Published 7:19 pm Thursday, January 1, 2009

By Staff
Welcome, 2009.
With the arrival of the new year comes hopes and desires for 2009 to be a better year than its immediate predecessor. A new year is like tossing dice in Las Vegas — one never knows what the result will be until the toss is over. It is the same way with a new year. One has to wait until it is over before determining whether it was good, bad or indifferent.
The new year will start off with at least two historic events. The United States of America will see its first black president take his oath of office. As soon as he takes office, Barack Obama will inherit a troubled economy, a war in Iraq, a war in Afghanistan and other things that come with being the leader of the free world.

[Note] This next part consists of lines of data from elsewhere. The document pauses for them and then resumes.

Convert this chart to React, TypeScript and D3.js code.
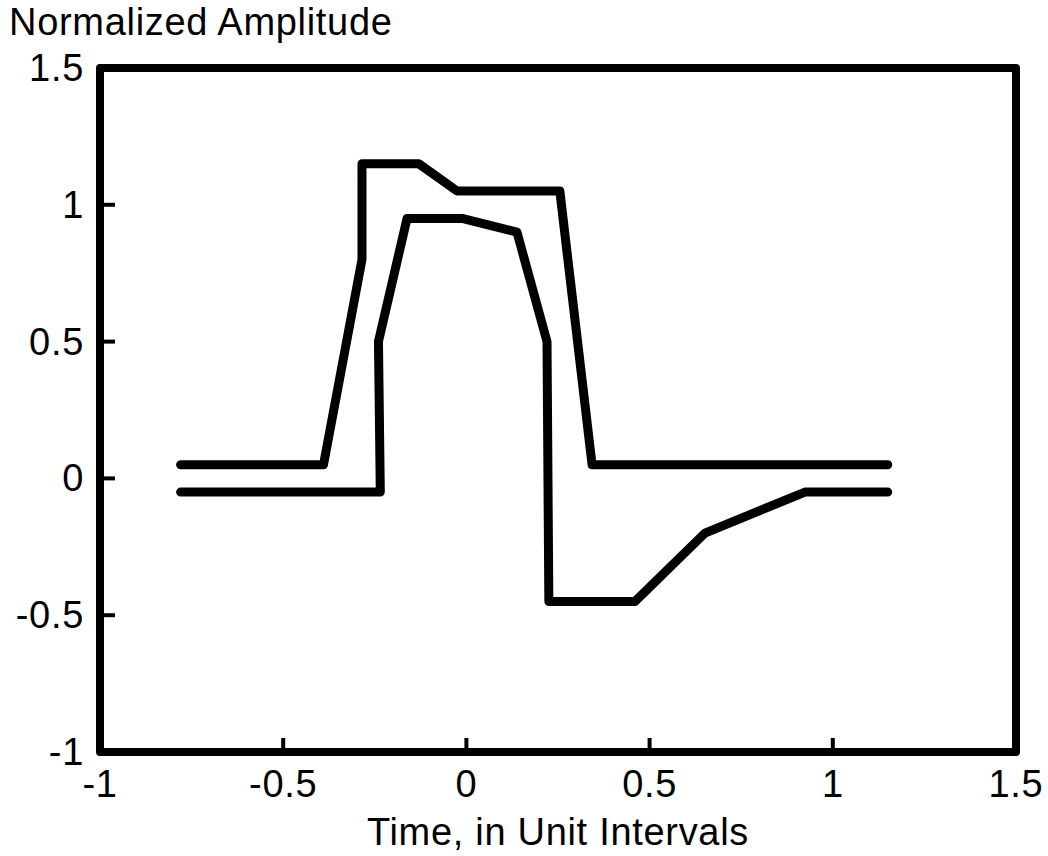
import React from "react";
import * as d3 from "d3";

const upperX = [-0.78, -0.39, -0.285, -0.285, -0.13, -0.025, 0.255, 0.343, 1.15];
const upperY = [0.05, 0.05, 0.8, 1.15, 1.15, 1.05, 1.05, 0.05, 0.05];
const lowerX = [-0.78, -0.235, -0.24, -0.162, -0.012, 0.138, 0.22, 0.225, 0.46, 0.651, 0.924, 1.15];
const lowerY = [-0.05, -0.05, 0.5, 0.95, 0.95, 0.9, 0.5, -0.45, -0.45, -0.2, -0.05, -0.05];
const xTicks = [-1, -0.5, 0, 0.5, 1, 1.5];
const yTicks = [-1, -0.5, 0, 0.5, 1, 1.5];
const innerXTicks = [-0.5, 0, 0.5, 1];
const innerYTicks = [-0.5, 0, 0.5, 1];

const W = 1048, H = 856;
const L = 100, R = 1016, T = 68, B = 752;

export default function App() {
  const x = d3.scaleLinear().domain([-1, 1.5]).range([L, R]);
  const y = d3.scaleLinear().domain([-1, 1.5]).range([B, T]);
  const line = d3.line<[number, number]>().x(d => x(d[0])).y(d => y(d[1]));
  const up = line(upperX.map((v, i) => [v, upperY[i]] as [number, number])) || "";
  const lo = line(lowerX.map((v, i) => [v, lowerY[i]] as [number, number])) || "";
  const fmt = (v: number) => String(v);
  const font = "'Liberation Sans', Arial, Helvetica, sans-serif";
  const fs = 38;
  const ls = 0.7;
  return (
    <svg width={W} height={H} style={{ position: "absolute", left: 0, top: 0, background: "#fff" }} fontFamily={font}>
      <rect x={0} y={0} width={W} height={H} fill="#fff" />
      <text x={9} y={35} fontSize={fs} letterSpacing={ls} fill="#000">Normalized Amplitude</text>
      <rect x={L} y={T} width={R - L} height={B - T} fill="none" stroke="#000" strokeWidth={8} strokeLinejoin="round" />
      {innerXTicks.map(t => (
        <line key={"xt" + t} x1={x(t)} x2={x(t)} y1={B} y2={B - 14} stroke="#000" strokeWidth={4} />
      ))}
      {innerYTicks.map(t => (
        <line key={"yt" + t} x1={L} x2={L + 15} y1={y(t)} y2={y(t)} stroke="#000" strokeWidth={4} />
      ))}
      {xTicks.map(t => (
        <text key={"xl" + t} x={x(t)} y={797} fontSize={fs} letterSpacing={ls} textAnchor="middle" fill="#000">{fmt(t)}</text>
      ))}
      {yTicks.map(t => (
        <text key={"yl" + t} x={84} y={y(t) + 13} fontSize={fs} letterSpacing={ls} textAnchor="end" fill="#000">{fmt(t)}</text>
      ))}
      <text x={(L + R) / 2} y={845} fontSize={fs} letterSpacing={ls} textAnchor="middle" fill="#000">Time, in Unit Intervals</text>
      <path d={up} fill="none" stroke="#000" strokeWidth={9} strokeLinejoin="round" strokeLinecap="round" />
      <path d={lo} fill="none" stroke="#000" strokeWidth={9} strokeLinejoin="round" strokeLinecap="round" />
    </svg>
  );
}
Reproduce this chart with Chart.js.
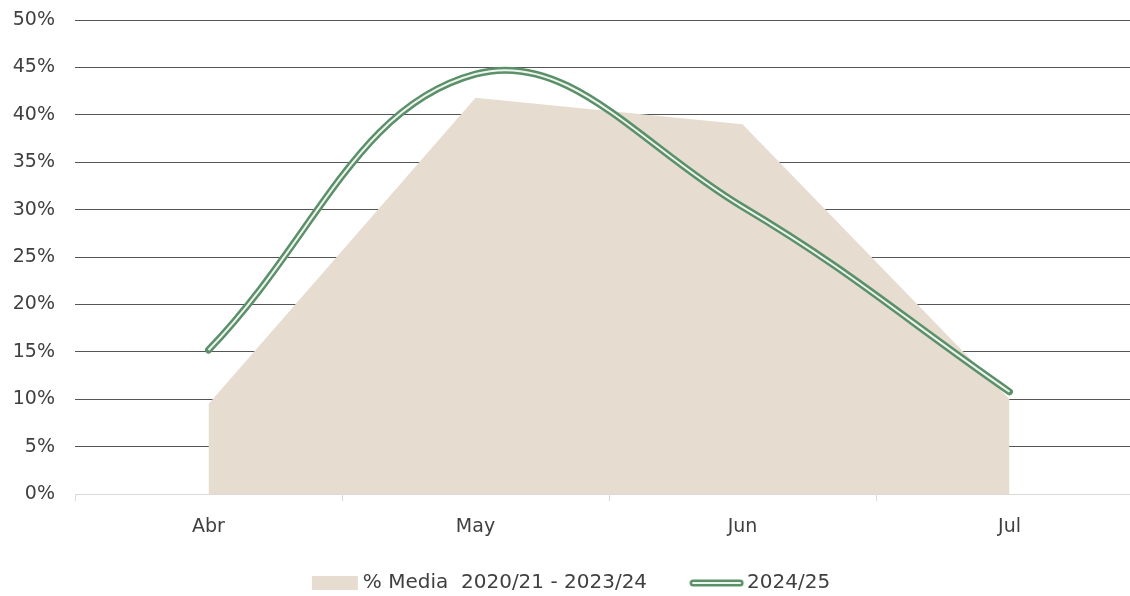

Obama and his administration must find a way to reverse this nation’s recession and put Americans on the road to economic recovery. It will not be an easy task. The Obama strategy should include some kind of relief for as many Americans as possible, something like stimulus checks and tax cuts. Providing Americans money they can spend in an effort to revive a sluggish economy makes sense.
On Sunday, David Axelrod, a top adviser to Obama, said the nation’s tumbling economy will not keep the Obama administration from keeping its promise of a tax cut for the nation’s middle class.
Axelrod, during his appearances on at least two news shows, made a good point when he noted that stimulus checks issued in 2008 were used by many people to pay down debt instead of spending the money and giving the economy a boost as the Bush administration had desired. Spending such money at neighborhood shops and service providers will do more to stimulate the economy than reducing debt, but recipients of stimulus checks should spend that money the way they see fit.
Later this month, North Carolina’s first female governor takes office. When Lt. Gov. Bev Perdue becomes Gov. Perdue, she faces some challenges.
As the nation does, North Carolina faces economic distress. The Old North State faces a potential $3 billion (about 15 percent of the state’s budget) shortfall in the budget this year. The state’s probation system is in a mess because it cannot find some of the probationers it is supposed to be keeping a wary eye on.
Perdue, according to the North Carolina News Network, is preparing a stimulus package for the state. Perdue contends that federal stimulus money should be invested at the state level to have its greatest effect.
That effect, at least in part, should be to help people who most need help.
As Chris Fitzsimon, executive editor of NC Policy Watch, said, “Time to the end the pro-stimulus, anti-stimulus political dance and start thinking about people who need help as the priority, not as the last resort.”
With some luck and planning, 2009 should be a stimulating year.